As Fayette County continues to spar over the question of preserving at-large voting or embracing district voting, voters in the county seat of this Republican stronghold elected a consensus-building Democrat last week as the county’s first black mayor.
Ed Johnson, a retired naval commander and pastor of Fayette’s oldest black church, unseated incumbent mayor Greg Clifton Tuesday night in an at-large, nonpartisan race that drew only 11 percent of Fayetteville’s 12,000 registered voters. Johnson got 673, or 54 percent, of the votes. Clifton drew 582, or 42 percent, of the votes. About a third of Fayetteville’s 16,000 residents is African-American.
It is the second time the 60-year-old Johnson has made history in a part of the county where streets are named after Confederate generals. In 2011, the three-term president of the local NAACP was elected Fayetteville’s first black city council member with the help of a coalition of political groups that included the local tea party.
“He’s a person who can attract support from those who historically differ from African American views,” said Fayette NAACP President John E. Jones. “He’s a bridge-builder.”
During his run for mayor, Johnson attended the Fayette County Republican monthly breakfast and solicited votes for his candidacy.
“I can not ever recall that happening before in my two decades of residing in Fayette County,” County Commissioner SteveBrown said.
At that time of his election to city council, Johnson was only the second black candidate to win any kind of political office in Fayette. (Chief Magistrate Judge Charles “Chuck” Floyd holds the distinction of being the first.
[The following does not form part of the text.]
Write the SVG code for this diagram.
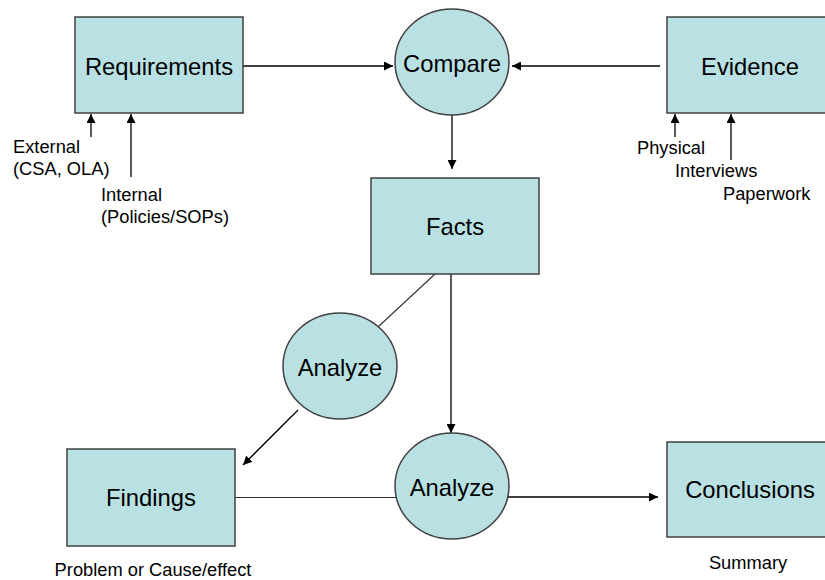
<svg xmlns="http://www.w3.org/2000/svg" width="825" height="580" viewBox="0 0 825 580">
<style>
.box{fill:#b9e0e3;stroke:#404040;stroke-width:1.5}
.main{font-family:"Liberation Sans",Arial,sans-serif;font-size:23.8px;fill:#000;text-anchor:middle}
.small{font-family:"Liberation Sans",Arial,sans-serif;font-size:18.3px;fill:#000}
.ln{stroke:#000;stroke-width:1.3;fill:none}
.thin{stroke:#303030;stroke-width:1.1;fill:none}
</style>
<defs>
<marker id="ah" viewBox="0 0 10 10" refX="10" refY="5" markerWidth="9" markerHeight="9" markerUnits="userSpaceOnUse" orient="auto">
<path d="M0,0 L10,5 L0,10 z" fill="#000"/>
</marker>
</defs>
<rect width="825" height="580" fill="#fff"/>
<g id="connectors">
<line class="ln" x1="243" y1="66" x2="393" y2="66" marker-end="url(#ah)"/>
<line class="ln" x1="660" y1="66" x2="512" y2="66" marker-end="url(#ah)"/>
<line class="ln" x1="452" y1="115" x2="452" y2="169" marker-end="url(#ah)"/>
<line class="thin" x1="435" y1="274" x2="378" y2="327"/>
<line class="ln" x1="298" y1="410" x2="243" y2="465" marker-end="url(#ah)"/>
<line class="ln" x1="451" y1="274" x2="451" y2="433" marker-end="url(#ah)"/>
<line class="thin" x1="235" y1="497.5" x2="396" y2="497.5"/>
<line class="ln" x1="507" y1="497" x2="658" y2="497" marker-end="url(#ah)"/>
<line class="ln" x1="91" y1="137" x2="91" y2="114" marker-end="url(#ah)"/>
<line class="ln" x1="131" y1="177" x2="131" y2="114" marker-end="url(#ah)"/>
<line class="ln" x1="675" y1="137" x2="675" y2="114" marker-end="url(#ah)"/>
<line class="ln" x1="731" y1="160" x2="731" y2="114" marker-end="url(#ah)"/>
</g>
<g id="requirements">
<rect class="box" x="75" y="17" width="168" height="96"/>
<text class="main" x="159" y="75">Requirements</text>
</g>
<g id="compare">
<ellipse class="box" cx="452" cy="62" rx="57" ry="53"/>
<text class="main" x="452" y="72">Compare</text>
</g>
<g id="evidence">
<rect class="box" x="667" y="17" width="168" height="96"/>
<text class="main" x="750" y="75">Evidence</text>
</g>
<g id="facts">
<rect class="box" x="371" y="178" width="168" height="96"/>
<text class="main" x="455" y="235">Facts</text>
</g>
<g id="analyze1">
<ellipse class="box" cx="340" cy="366" rx="57" ry="53"/>
<text class="main" x="340" y="376">Analyze</text>
</g>
<g id="findings">
<rect class="box" x="67" y="449" width="168" height="97"/>
<text class="main" x="151" y="506">Findings</text>
</g>
<g id="analyze2">
<ellipse class="box" cx="452" cy="486" rx="57" ry="53"/>
<text class="main" x="452" y="496">Analyze</text>
</g>
<g id="conclusions">
<rect class="box" x="667" y="442" width="168" height="95"/>
<text class="main" x="750" y="498">Conclusions</text>
</g>
<g id="labels">
<text class="small" x="13" y="153">External</text>
<text class="small" x="13" y="175">(CSA, OLA)</text>
<text class="small" x="101" y="201">Internal</text>
<text class="small" x="101" y="223">(Policies/SOPs)</text>
<text class="small" x="637" y="154">Physical</text>
<text class="small" x="675" y="177">Interviews</text>
<text class="small" x="723" y="200">Paperwork</text>
<text class="small" x="153" y="576" text-anchor="middle">Problem or Cause/effect</text>
<text class="small" x="748" y="569" text-anchor="middle">Summary</text>
</g>
</svg>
Floyd was first appointed to the job in 2002 and later elected to the post in 2004 and again in 2008. He died in 2010.)
In the bigger political picture, Johnson’s win could “bolster the argument that African Americans can get elected in the county under an at-large system,” said Charles Bullock, Richard Russell Professor of Political Science at the University of Georgia.
“For the defense it’s something they could point to,” added Bullock, author of the 2009 book “The Triumph of Voting Rights in the South.”
At the same time, Bullock said “the other side would come back and say ‘So this African American wins in Fayetteville but that’s not the entire county.’ So it’s not as strong an argument for the defense because it’s not a probate judge or some officer who’s running countywide.”
Either way, advocates and opponents of at-large voting hailed Johnson’s win.
“He’s won twice now in a small southern town with a white majority population,” said Bob Ross, co-founder of the Fayette County Issues Tea Party and an advocate of at-large voting.
“They looked first at the person to see what kind of person he is. He certainly gets a check in the box for being a good citizen. He’s community-minded and selfless with his service. He’s got the ability to listen to different sides of an issue and he tries to build consensus,” Ross said.
“People appreciate that and they say ‘That’s the kind of person I’d like to be running my city.’ Clearly, the majority of voters were voting for the right person. They’ve seen how he performed as a city council member for four years and they elevated him to mayor,” Ross added.
The NAACP’s Jones called Johnson’s win “a testament to the work the NAACP is doing to make our community more inclusive and diverse as far as the people who govern. We look forward to great things from Rev. Johnson. I know he has some great ideas he wants to implement. We’re all concerned about the high rate of vacant commercial properties in Fayetteville. I’m sure he plans to address this.”
“With the changing demographics in Fayette, it’s a successful accomplishment,” Jones said.
In an interview with The Atlanta Journal-Constitution, Johnson talked about his win and his goals for Fayetteville. He wants to get more citizens involved in the city’s decision-making process and continue to bring in more businesses.
While Johnson said at-large, nonpartisan races in Fayetteville “can produce fair and equitable elections,” he stopped short of saying whether it was the best method for selecting county-level candidates.
“I don’t know that. I think people vote their conscience. In a small-city election, they look at the quality of the candidate,” he said.
Fayetteville is currently in District 5, a mostly black district created in 2013 when U.S. District Judge Timothy C. Batten’s ordered the county to establish single-member district voting. The county appealed and an appeals panel sent the case back to Batten for trial, which last week was postponed from it’s scheduled Nov. 16 start date.
As for which voting system would work best for Fayette County?
“I prefer not to answer that,” Johnson said. “It’s still in litigation.”